STATED TASK ▸ The lines beneath this instruction, from the first through the one containing "from matplotlib.lines import Line2D", must be transcribed exactly; no other line belongs in the output.
..............................
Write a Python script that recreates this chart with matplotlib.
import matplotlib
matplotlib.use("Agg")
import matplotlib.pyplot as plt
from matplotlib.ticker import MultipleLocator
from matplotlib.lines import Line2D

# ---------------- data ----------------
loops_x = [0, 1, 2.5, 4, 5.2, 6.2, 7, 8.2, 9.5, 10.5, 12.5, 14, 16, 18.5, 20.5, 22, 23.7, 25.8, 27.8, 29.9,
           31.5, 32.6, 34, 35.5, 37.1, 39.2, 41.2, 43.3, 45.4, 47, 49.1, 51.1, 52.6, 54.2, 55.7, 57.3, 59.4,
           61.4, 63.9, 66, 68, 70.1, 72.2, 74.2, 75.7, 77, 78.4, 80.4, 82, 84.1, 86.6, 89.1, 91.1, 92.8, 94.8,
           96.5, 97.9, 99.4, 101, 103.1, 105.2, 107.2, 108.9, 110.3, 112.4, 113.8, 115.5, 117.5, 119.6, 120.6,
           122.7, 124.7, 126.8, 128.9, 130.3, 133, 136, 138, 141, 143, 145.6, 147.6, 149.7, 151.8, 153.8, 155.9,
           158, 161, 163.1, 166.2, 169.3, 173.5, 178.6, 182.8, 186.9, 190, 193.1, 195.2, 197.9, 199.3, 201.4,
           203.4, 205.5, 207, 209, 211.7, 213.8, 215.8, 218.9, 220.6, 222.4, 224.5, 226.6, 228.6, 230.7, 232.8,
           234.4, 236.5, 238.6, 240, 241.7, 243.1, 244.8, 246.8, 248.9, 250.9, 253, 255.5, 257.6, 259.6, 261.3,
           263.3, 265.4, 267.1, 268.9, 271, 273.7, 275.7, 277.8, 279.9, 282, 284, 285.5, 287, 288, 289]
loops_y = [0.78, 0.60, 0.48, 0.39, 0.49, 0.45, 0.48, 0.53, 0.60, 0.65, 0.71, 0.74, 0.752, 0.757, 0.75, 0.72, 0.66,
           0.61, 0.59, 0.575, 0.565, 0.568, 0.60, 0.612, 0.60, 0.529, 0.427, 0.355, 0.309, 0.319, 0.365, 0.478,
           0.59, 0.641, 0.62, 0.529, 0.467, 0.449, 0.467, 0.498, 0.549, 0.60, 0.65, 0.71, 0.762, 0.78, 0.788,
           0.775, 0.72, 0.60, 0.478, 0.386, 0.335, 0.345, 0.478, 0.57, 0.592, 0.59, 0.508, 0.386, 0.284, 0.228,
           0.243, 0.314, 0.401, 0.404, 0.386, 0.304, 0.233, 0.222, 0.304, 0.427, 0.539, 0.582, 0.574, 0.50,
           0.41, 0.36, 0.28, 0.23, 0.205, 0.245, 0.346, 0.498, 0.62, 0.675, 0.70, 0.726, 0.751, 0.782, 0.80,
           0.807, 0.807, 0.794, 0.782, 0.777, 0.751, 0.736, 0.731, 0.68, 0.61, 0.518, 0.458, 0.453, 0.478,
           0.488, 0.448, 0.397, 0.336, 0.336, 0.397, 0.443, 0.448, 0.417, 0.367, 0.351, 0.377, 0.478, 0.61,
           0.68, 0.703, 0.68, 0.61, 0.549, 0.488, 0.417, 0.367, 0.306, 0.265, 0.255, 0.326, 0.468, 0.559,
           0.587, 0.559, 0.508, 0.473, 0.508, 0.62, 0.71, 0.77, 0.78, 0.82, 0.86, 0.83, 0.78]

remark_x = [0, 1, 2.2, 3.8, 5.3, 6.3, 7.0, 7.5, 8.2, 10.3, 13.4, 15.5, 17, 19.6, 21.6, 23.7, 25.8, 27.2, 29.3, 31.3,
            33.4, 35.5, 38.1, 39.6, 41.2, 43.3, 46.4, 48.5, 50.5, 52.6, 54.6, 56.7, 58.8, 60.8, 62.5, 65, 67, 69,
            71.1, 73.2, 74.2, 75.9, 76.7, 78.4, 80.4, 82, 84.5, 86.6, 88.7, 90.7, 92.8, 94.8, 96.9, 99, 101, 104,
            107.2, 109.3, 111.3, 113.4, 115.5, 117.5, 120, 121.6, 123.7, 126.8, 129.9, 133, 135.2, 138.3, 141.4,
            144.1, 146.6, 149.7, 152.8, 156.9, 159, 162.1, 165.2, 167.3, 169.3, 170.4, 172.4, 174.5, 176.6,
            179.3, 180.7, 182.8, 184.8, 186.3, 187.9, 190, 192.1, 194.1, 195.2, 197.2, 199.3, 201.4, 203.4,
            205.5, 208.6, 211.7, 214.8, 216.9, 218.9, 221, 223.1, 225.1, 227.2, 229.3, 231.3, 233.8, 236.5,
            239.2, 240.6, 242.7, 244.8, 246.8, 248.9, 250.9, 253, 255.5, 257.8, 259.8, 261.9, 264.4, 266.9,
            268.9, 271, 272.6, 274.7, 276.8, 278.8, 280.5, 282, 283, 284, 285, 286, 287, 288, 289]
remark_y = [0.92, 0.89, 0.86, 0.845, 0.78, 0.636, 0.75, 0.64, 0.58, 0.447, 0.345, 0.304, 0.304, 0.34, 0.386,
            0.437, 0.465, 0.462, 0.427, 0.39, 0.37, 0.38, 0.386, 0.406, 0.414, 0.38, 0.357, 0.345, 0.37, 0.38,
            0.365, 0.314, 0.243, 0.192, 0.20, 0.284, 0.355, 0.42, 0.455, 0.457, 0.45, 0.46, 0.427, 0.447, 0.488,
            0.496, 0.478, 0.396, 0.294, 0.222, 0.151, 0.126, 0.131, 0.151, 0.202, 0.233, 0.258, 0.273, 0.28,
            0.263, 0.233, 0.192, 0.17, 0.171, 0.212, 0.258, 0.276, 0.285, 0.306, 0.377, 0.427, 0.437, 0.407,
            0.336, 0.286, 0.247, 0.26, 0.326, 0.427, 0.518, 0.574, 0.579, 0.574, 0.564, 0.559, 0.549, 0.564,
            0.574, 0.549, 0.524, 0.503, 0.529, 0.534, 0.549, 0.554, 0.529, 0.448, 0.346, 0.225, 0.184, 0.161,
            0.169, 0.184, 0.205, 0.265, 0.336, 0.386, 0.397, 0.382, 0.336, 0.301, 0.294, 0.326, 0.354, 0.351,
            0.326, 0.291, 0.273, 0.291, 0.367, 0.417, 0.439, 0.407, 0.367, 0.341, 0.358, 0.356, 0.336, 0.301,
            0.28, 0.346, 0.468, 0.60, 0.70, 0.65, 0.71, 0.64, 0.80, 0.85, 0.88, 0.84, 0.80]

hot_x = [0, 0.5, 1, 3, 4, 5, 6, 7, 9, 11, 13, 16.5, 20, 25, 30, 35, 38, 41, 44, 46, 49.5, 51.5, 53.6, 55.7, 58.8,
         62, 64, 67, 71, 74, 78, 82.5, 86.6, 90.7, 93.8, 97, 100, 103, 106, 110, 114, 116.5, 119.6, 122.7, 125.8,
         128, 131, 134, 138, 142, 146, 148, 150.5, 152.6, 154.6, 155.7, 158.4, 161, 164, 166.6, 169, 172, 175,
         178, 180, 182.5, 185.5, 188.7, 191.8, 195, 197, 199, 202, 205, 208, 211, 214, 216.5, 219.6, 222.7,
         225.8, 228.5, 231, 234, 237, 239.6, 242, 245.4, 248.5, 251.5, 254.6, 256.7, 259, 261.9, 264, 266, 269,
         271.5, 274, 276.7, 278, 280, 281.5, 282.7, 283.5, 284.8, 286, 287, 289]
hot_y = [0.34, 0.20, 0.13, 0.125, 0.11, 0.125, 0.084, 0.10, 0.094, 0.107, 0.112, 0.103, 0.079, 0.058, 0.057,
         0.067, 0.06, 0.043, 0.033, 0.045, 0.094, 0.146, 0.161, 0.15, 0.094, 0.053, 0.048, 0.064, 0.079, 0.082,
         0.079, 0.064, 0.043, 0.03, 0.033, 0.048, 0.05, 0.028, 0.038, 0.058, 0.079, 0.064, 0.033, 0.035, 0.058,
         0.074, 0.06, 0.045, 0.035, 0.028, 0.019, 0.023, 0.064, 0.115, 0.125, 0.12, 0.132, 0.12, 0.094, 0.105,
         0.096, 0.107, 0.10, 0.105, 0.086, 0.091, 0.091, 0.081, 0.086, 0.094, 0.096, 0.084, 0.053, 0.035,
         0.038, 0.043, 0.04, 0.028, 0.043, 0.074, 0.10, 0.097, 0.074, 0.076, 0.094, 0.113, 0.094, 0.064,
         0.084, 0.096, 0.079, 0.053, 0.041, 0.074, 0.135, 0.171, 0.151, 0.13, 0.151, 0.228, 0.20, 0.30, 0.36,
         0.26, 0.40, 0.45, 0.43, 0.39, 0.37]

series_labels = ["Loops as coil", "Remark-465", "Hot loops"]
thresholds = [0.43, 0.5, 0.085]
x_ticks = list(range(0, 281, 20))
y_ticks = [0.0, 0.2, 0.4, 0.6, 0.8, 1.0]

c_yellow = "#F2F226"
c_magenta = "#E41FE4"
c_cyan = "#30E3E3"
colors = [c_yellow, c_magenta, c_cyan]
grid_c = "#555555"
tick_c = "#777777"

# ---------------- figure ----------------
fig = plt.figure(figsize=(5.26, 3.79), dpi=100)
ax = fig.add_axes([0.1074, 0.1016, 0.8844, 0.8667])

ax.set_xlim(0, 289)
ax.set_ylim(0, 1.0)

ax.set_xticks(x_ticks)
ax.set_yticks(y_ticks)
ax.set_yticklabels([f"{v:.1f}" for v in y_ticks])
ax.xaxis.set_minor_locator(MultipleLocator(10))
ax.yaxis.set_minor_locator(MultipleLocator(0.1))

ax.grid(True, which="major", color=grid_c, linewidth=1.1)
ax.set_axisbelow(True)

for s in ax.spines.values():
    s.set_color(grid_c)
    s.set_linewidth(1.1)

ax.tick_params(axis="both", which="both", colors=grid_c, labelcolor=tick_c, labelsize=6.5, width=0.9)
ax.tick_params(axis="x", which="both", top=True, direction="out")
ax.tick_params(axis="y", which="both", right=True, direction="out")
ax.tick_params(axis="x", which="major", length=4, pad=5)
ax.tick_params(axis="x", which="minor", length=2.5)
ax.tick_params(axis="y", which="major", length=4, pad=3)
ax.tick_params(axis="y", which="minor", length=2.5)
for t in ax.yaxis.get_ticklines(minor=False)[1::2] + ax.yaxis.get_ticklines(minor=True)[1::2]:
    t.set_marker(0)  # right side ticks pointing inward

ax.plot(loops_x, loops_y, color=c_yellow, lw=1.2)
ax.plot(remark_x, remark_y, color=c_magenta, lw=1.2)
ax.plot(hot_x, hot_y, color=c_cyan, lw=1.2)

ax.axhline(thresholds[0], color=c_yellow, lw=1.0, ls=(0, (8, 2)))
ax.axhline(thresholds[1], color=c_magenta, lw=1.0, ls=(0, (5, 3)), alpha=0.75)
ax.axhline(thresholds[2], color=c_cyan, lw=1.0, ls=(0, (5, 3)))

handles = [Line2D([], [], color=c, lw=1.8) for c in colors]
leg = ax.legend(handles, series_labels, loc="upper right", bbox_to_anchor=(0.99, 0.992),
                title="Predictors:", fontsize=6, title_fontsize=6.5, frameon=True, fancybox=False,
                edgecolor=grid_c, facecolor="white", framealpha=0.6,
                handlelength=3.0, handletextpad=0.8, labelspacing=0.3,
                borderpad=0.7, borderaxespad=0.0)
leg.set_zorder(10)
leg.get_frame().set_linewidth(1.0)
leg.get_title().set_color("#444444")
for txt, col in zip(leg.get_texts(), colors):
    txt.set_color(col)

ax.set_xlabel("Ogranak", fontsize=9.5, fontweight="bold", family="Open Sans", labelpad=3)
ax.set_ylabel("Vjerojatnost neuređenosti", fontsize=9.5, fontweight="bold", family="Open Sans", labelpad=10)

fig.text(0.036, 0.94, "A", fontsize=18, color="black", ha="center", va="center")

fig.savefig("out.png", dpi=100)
..............................
WRITTEN ANSWER ▸
Write a Python script that recreates this chart with matplotlib.
import matplotlib
matplotlib.use("Agg")
import matplotlib.pyplot as plt
from matplotlib.ticker import MultipleLocator
from matplotlib.lines import Line2D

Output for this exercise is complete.